The process will always "see" contiguous memory. In a system supporting virtual memory (i.e. "modern" desktop OS's like Linux or Windows), the physical memory might be non-contiguous, but the virtual addresses your process gets to see will be contiguous (or the malloc() would have failed if this requirement could not be serviced).

Again, other systems exist. You might be looking at a system that doesn't virtualize addresses (i.e. gives physical addresses to the process). You might be looking at a system that assigns a given amount of memory to a process on startup, serves any malloc() requests from that, and doesn't support the allocation of additional memory. And so on.

Answer 5

malloc() and free() are kernel functions (system calls) . it is being called by the application to allocate and free memory on the heap. application itself is not allocating/freeing memory .

the whole mechanism is executed at kernel level .
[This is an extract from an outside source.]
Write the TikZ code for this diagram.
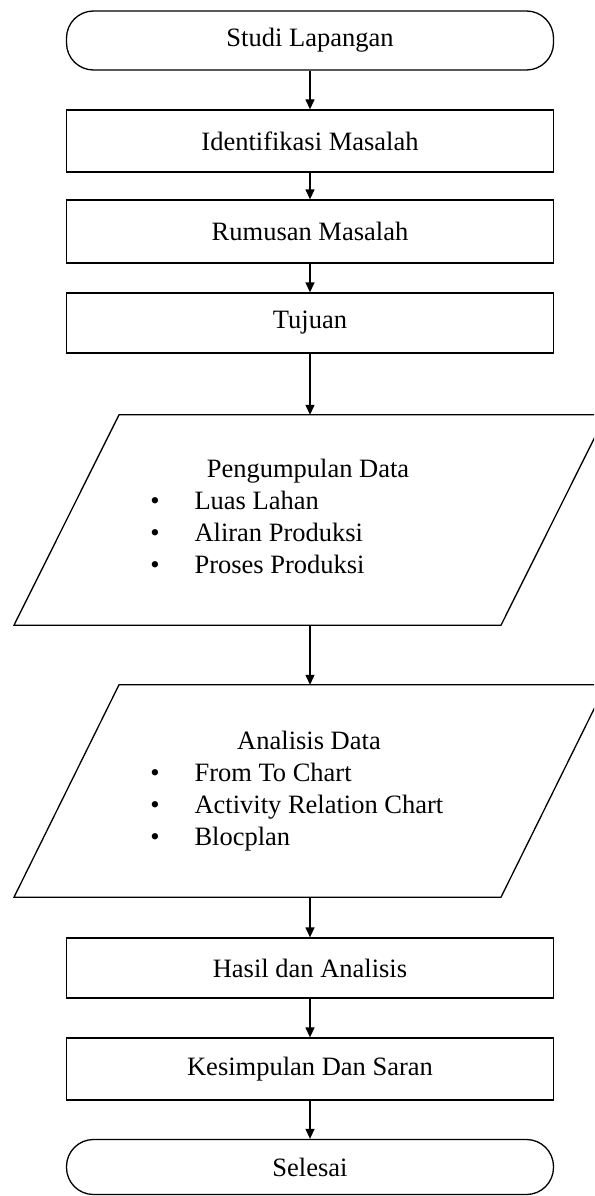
\documentclass[tikz,border=0pt]{standalone}
\usepackage{fontspec}
\setmainfont{Liberation Serif}
\usetikzlibrary{arrows.meta}

\begin{document}
\begin{tikzpicture}[x=1pt, y=-1pt,
    font=\fontsize{26.5}{32}\selectfont,
    proses/.style={draw, line width=1.3pt, minimum width=487pt, minimum height=61pt, inner sep=0pt},
    terminal/.style={proses, rounded corners=27pt, minimum height=59pt},
    data/.style={minimum width=487pt, inner sep=0pt},
    panah/.style={line width=1.3pt, -{Triangle[length=10pt, width=9pt]}},
    butir/.style={anchor=base west},
    titik/.style={anchor=base}]

    \useasboundingbox (0,0) rectangle (594,1196);
    \clip (0,0) rectangle (594,1196);

    \node[terminal] (mulai) at (310,40.5) {Studi Lapangan};
    \node[proses, minimum height=62pt] (identifikasi) at (310,141) {Identifikasi Masalah};
    \node[proses, minimum height=63pt] (rumusan) at (310,231.5) {Rumusan Masalah};
    \node[proses, minimum height=60pt] (tujuan) at (310,323) {Tujuan};
    \node[data, minimum height=210pt] (kumpul) at (310,520) {};
    \node[data, minimum height=212pt] (analisis) at (310,791) {};
    \node[proses, minimum height=60pt] (hasil) at (310,968) {Hasil dan Analisis};
    \node[proses, minimum height=62pt] (simpulan) at (310,1069) {Kesimpulan Dan Saran};
    \node[terminal, minimum height=55pt] (selesai) at (310,1167) {Selesai};

    % jajaran genjang input data
    \foreach \n in {kumpul, analisis}
      \draw[line width=1.3pt] ([xshift=-296pt]\n.south) -- ([xshift=191pt]\n.south)
        -- ([xshift=296pt]\n.north) -- ([xshift=-191pt]\n.north) -- cycle;

    \node[anchor=base] (judulkumpul) at (308,477) {Pengumpulan Data};
    \foreach \teks [count=\i] in {Luas Lahan, Aliran Produksi, Proses Produksi} {
      \node[titik] (tk\i) at (155,477+32*\i) {\textbullet};
      \node[butir] (kumpul\i) at (191,477+32*\i) {\teks};
    }

    \node[anchor=base] (judulanalisis) at (309,749) {Analisis Data};
    \foreach \teks [count=\i] in {From To Chart, Activity Relation Chart, Blocplan} {
      \node[titik] (ta\i) at (155,749+32*\i) {\textbullet};
      \node[butir] (analisis\i) at (191,749+32*\i) {\teks};
    }

    \draw[panah] (mulai) -- (identifikasi);
    \draw[panah] (identifikasi) -- (rumusan);
    \draw[panah] (rumusan) -- (tujuan);
    \draw[panah] (tujuan) -- (kumpul);
    \draw[panah] (kumpul) -- (analisis);
    \draw[panah] (analisis) -- (hasil);
    \draw[panah] (hasil) -- (simpulan);
    \draw[panah] (simpulan) -- (selesai);
  \end{tikzpicture}
\end{document}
see the below heap implementation code

void *heap_alloc(uint32_t nbytes) {

    heap_header *p, *prev_p;   // used to keep track of the current unit
    unsigned int nunits;      // this is the number of "allocation units" needed by nbytes of memory

    nunits = (nbytes + sizeof(heap_header) - 1) / sizeof(heap_header) + 1;      // see how much we will need to allocate for this call

    // check to see if the list has been created yet; start it if not
    if ((prev_p = _heap_free) == NULL) {

        _heap_base.s.next = _heap_free = prev_p = &_heap_base;      // point at the base of the memory
        _heap_base.s.alloc_sz = 0;                              // and set it's allocation size to zero
    }

    // now enter a for loop to find a block fo memory
    for (p = prev_p->s.next;; prev_p = p, p = p->s.next) {

        // did we find a big enough block?
        if (p->s.alloc_sz >= nunits) {

            // the block is exact length
            if (p->s.alloc_sz == nunits)
                prev_p->s.next = p->s.next;

            // the block needs to be cut
            else {

                p->s.alloc_sz -= nunits;
                p += p->s.alloc_sz;
                p->s.alloc_sz = nunits;
            }

            _heap_free = prev_p;
            return (void *)(p + 1);
        }

        // not enough space!! Try to get more from the kernel
        if (p == _heap_free) {

            // if the kernel has no more memory, return error!
            if ((p = morecore()) == NULL)
                return NULL;
        }
    }
}

this heap_alloc function uses morecore function which is implemented as below :

heap_header *morecore() {

    char *cp;
    heap_header *up;

    cp = (char *)pmmngr_alloc_block();      // allocate more memory for the heap

    // if cp is null we have no memory left
    if (cp == NULL)
        return NULL;

    //vmmngr_mapPhysicalAddress(cp, (void *)_virt_addr);      // and map it's virtual address to it's physical address
    vmmngr_mapPhysicalAddress(vmmngr_get_directory(), _virt_addr, (uint32_t)cp, I86_PTE_PRESENT | I86_PTE_WRITABLE);
    _virt_addr += BLOCK_SIZE;      // tack on nu bytes to the virtual address; this will be our next allocation address

    up = (heap_header *)cp;
    up->s.alloc_sz = BLOCK_SIZE;
    heap_free((void *)(up + 1));

    return _heap_free;
}

as you can see this function is asking the physical memory manager to allocate a block :

cp = (char *)pmmngr_alloc_block();

and then map the allocated block into virtual memory :

vmmngr_mapPhysicalAddress(vmmngr_get_directory(), _virt_addr, (uint32_t)cp, I86_PTE_PRESENT | I86_PTE_WRITABLE);

as you can see , the whole story is being controlled by the heap manager in kernel level.